In this study, the AWRI was used to quantitatively define the WAS, defined as a period with abundant water, using 32 years (1981–2012) of data from 60 stations in Korea, and the temporal and spatial distributions of the WASs were analyzed using this method. The WAS in Korea was defined as a period when the average AWRI for the 60 stations (1981–2012) was more than 185.32 mm. Using this method, 176 days from 2 June to 25 December were defined as the WAS. The criterion values, the onset dates, the end dates, the durations, and the annual variations by region were then comparatively analyzed. The results showed that although Korea is small, there are great variations in water resources among the regions. These major differences in water resource volumes by region and year have not been investigated in depth until now. This study quantified the water resource characteristics of each region and presented more detailed data. The findings of this study can contribute greatly to water-level control of dams in preparation against floods. They can also be used in various agricultural and industrial applications.

The results also revealed that the duration of the WAS has increased in almost every region in Korea in the past 32 years. This suggests that the onset date, the end date, and the duration of WAS can be exploited to detect climate change. The comparison of the Changma and the WAS showed that the WAS not only reflects water resources more sensitively, but it is also more objective.

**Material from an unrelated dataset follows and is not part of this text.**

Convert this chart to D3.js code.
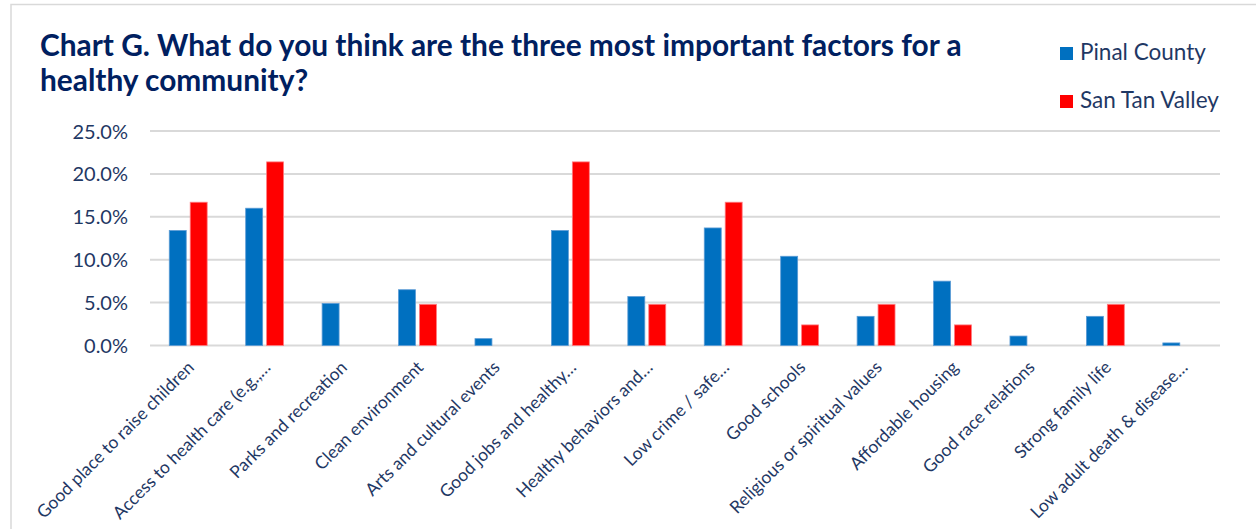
<!DOCTYPE html>
<html>
<head>
<meta charset="utf-8">
<script src="https://cdn.jsdelivr.net/npm/d3@7"></script>
<style>
  html, body { margin: 0; padding: 0; background: #ffffff; }
  svg { display: block; font-family: Lato, "Open Sans", sans-serif; }
</style>
</head>
<body>
<svg id="chart" width="1256" height="529"></svg>
<script>
// Survey responses: share choosing each factor (percent)
const categories = [
  "Good place to raise children",
  "Access to health care (e.g.,…",
  "Parks and recreation",
  "Clean environment",
  "Arts and cultural events",
  "Good jobs and healthy…",
  "Healthy behaviors and…",
  "Low crime / safe…",
  "Good schools",
  "Religious or spiritual values",
  "Affordable housing",
  "Good race relations",
  "Strong family life",
  "Low adult death & disease…"
];
const seriesNames = ["Pinal County", "San Tan Valley"];
const pinalCounty  = [13.4, 16.0, 4.9, 6.5, 0.8, 13.4, 5.7, 13.7, 10.4, 3.4, 7.5, 1.1, 3.4, 0.3];
const sanTanValley = [16.7, 21.4, 0, 4.8, 0, 21.4, 4.8, 16.7, 2.4, 4.8, 2.4, 0, 4.8, 0];
const yTicks = [0, 5, 10, 15, 20, 25];

const colors = ["#0070C0", "#FF0000"];
const strokes = ["#5B9BD5", "#FF7C80"];
const navy = "#002060";
const labelColor = "#1F3864";

const svg = d3.select("#chart");

// chart frame
svg.append("path")
  .attr("d", "M11,1000 L11,4.5 L1300,4.5")
  .attr("fill", "none")
  .attr("stroke", "#D9D9D9")
  .attr("stroke-width", 1.5);

const plot = { left: 150, right: 1220, top: 131, bottom: 345.5 };

const x = d3.scaleBand().domain(categories).range([plot.left, plot.right]).padding(0);
const y = d3.scaleLinear().domain([0, 25]).range([plot.bottom, plot.top]);

// gridlines
svg.append("g")
  .selectAll("line")
  .data(yTicks)
  .join("line")
  .attr("x1", plot.left).attr("x2", plot.right)
  .attr("y1", d => y(d)).attr("y2", d => y(d))
  .attr("stroke", "#D9D9D9")
  .attr("stroke-width", 2);

// y axis labels
const yAxis = d3.axisLeft(y).tickValues(yTicks).tickFormat(d => d.toFixed(1) + "%").tickSize(0).tickPadding(0);
const yg = svg.append("g").attr("transform", `translate(128,0)`).call(yAxis);
yg.select(".domain").remove();
yg.selectAll("text")
  .attr("fill", labelColor)
  .style("font-family", "Lato, sans-serif")
  .style("font-size", "20px")
  .attr("dy", "0.35em");

// bars
const bw = x.bandwidth();
const barW = bw * 0.222;
const gap = bw * 0.052;
const series = [pinalCounty, sanTanValley];
series.forEach((vals, s) => {
  svg.append("g")
    .selectAll("rect")
    .data(vals.map((v, i) => ({ cat: categories[i], v })).filter(d => d.v > 0))
    .join("rect")
    .attr("x", d => x(d.cat) + bw / 2 + (s === 0 ? -(barW + gap / 2) : gap / 2))
    .attr("y", d => y(d.v))
    .attr("width", barW)
    .attr("height", d => y(0) - y(d.v))
    .attr("fill", colors[s])
    .attr("stroke", strokes[s])
    .attr("stroke-width", 0.8);
});

// x axis labels, rotated
const xAxis = d3.axisBottom(x).tickSize(0).tickPadding(0);
const xg = svg.append("g").attr("transform", `translate(0,${plot.bottom})`).call(xAxis);
xg.select(".domain").remove();
xg.selectAll(".tick text")
  .attr("fill", labelColor)
  .style("font-family", "Lato, sans-serif")
  .style("font-size", "17.5px")
  .attr("text-anchor", "end")
  .attr("dy", 0)
  .attr("y", 0)
  .attr("transform", "translate(7,23) rotate(-45)");

// title, fitted to its line widths
const titleLines = [
  { text: "Chart G. What do you think are the three most important factors for a", y: 56 },
  { text: "healthy community?", y: 91 }
];
const title = svg.append("g");
titleLines.forEach(l => {
  title.append("text")
    .attr("x", 40).attr("y", l.y)
    .attr("fill", navy)
    .style("font-family", "Lato, sans-serif")
    .style("font-weight", "bold")
    .style("font-size", "25px")
    .text(l.text);
});
const first = title.select("text").node();
const w = first.getComputedTextLength();
title.selectAll("text").style("font-size", (25 * 922 / w) + "px");

// legend
const legend = svg.append("g");
seriesNames.forEach((name, i) => {
  const ly = 47 + i * 48;
  legend.append("rect")
    .attr("x", 1060).attr("y", ly)
    .attr("width", 13).attr("height", 13)
    .attr("fill", colors[i]);
  legend.append("text")
    .attr("x", 1080).attr("y", ly + 13)
    .attr("fill", labelColor)
    .style("font-family", "Lato, sans-serif")
    .style("font-size", "22.5px")
    .text(name);
});
</script>
</body>
</html>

The WAS will be more useful than the Changma for predicting water resources relevant to daily living and industrial activities because the AWRI describes the water resource environment better than other indices. However, the calculation method of AWRI has no comparison target, and this needs to be addressed in future studies.

The AWRI must be more precisely calculated because it has been developed as an index for identifying the danger of flood and drought. At present, it can be used to quantify daily water resource volumes. If it could quantify hourly water resources, it could be a good index for preventing landslides or unforeseen floods. Meanwhile, the 75-day (minimum duration) and the 3-day intervals that were used to define the WAS in this study need to be handled more precisely in future studies. In addition, this study did not consider the snow melting process.